If he had stayed in the software and internet industry, Elon Musk might not have attracted the same level of attention, since hip start-ups with "disruptive" ideas pop up almost daily in that sector. So it's perhaps also a result of careful calculation that the professional maverick Musk became involved in particularly conservative industries after Paypal. Space travel is dominated by sluggish authorities like NASA; car manufacturers desperately cling to ancient concepts that can only be sold as future-proof with a lot of marketing and technical tricks. In such fossilized structures, it's relatively easy to be different. Rolling out software updates to one's own cars over the internet while competitors still tout USB ports as high-tech features that cost extra—it's easy to stand out.

However, even Elon Musk is not immune to setbacks. Tesla racks up millions in losses year after year, the production start of the mass-market Model 3 was extremely sluggish, and the first recalls due to production defects in the Model S have already happened. Of course, such missteps are greeted with a certain schadenfreude by the competition and are widely covered in the media. And it's certainly true that the step from small manufacturer to mass producer presents a small, innovative company like Tesla with challenges of its own. But trying new things also requires the courage to possibly fail. And Elon Musk obviously has that in abundance.

Egomaniac or World Savior?

Yes, Musk undoubtedly has a pronounced ego and enjoys the media attention he receives.
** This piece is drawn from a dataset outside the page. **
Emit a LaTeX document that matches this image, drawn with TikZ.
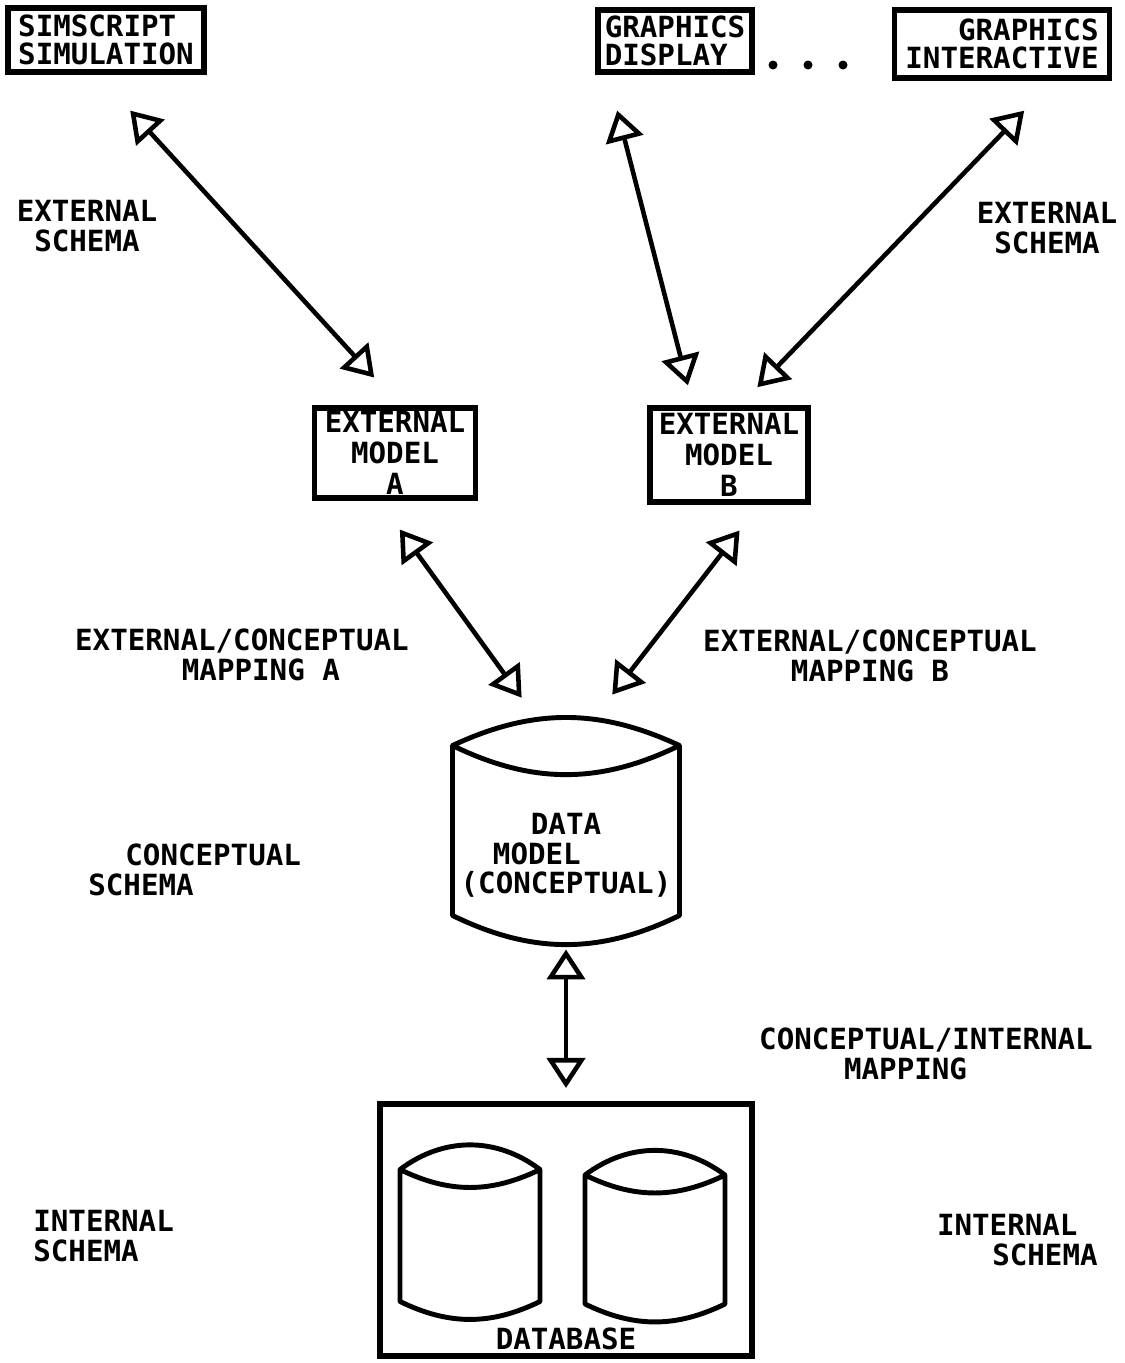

And he is certainly a profit-oriented businessman as well. But he sets much more long-term goals than is usually the case, and it's easy to believe that he genuinely wants to make the world a better place. Not all of his ideas will work out—Elon Musk knows this as well. Still, he tackles projects with disarming confidence that others at best consider science fiction. If you really want to create something new, the first thing to do is overcome the limits of human imagination. And that, it seems, is Musk's true life's mission.